**Figure scripts:**
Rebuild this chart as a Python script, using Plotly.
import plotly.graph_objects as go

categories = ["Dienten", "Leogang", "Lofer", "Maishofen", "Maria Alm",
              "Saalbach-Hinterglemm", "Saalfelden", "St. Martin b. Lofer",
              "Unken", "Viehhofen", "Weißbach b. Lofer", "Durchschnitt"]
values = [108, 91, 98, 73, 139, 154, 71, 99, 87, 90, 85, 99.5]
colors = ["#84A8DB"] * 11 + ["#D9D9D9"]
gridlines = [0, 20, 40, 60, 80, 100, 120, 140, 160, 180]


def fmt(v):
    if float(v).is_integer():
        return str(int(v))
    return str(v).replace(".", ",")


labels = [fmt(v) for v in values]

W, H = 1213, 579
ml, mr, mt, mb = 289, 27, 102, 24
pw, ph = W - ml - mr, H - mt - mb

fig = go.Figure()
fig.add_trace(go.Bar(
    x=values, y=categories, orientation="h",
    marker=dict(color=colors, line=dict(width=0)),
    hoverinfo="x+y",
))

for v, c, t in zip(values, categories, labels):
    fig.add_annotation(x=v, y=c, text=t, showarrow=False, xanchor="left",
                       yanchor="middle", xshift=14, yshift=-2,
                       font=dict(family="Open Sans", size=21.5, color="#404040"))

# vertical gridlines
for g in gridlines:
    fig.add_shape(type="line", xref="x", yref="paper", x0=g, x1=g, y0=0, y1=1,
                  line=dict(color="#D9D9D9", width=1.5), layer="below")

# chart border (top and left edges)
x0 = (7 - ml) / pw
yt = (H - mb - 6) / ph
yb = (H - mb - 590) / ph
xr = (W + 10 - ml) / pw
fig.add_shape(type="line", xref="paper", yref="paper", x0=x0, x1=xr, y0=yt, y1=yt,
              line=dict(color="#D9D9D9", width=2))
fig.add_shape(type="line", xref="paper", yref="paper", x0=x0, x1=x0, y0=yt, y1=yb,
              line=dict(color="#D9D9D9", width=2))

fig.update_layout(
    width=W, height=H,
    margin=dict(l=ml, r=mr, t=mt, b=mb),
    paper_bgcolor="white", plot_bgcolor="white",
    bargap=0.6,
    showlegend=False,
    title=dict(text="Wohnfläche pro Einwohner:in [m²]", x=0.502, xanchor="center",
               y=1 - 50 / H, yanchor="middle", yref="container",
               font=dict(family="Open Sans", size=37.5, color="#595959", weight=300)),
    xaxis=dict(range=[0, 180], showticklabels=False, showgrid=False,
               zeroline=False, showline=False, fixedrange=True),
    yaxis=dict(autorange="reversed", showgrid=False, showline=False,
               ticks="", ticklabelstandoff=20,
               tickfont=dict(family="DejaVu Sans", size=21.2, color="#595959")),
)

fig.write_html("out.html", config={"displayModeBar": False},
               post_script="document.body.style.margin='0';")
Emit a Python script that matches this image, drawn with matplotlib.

**Job:**
All lines above with "Python" in them should be returned.

**Solved exercise:**
Rebuild this chart as a Python script, using Plotly.
Emit a Python script that matches this image, drawn with matplotlib.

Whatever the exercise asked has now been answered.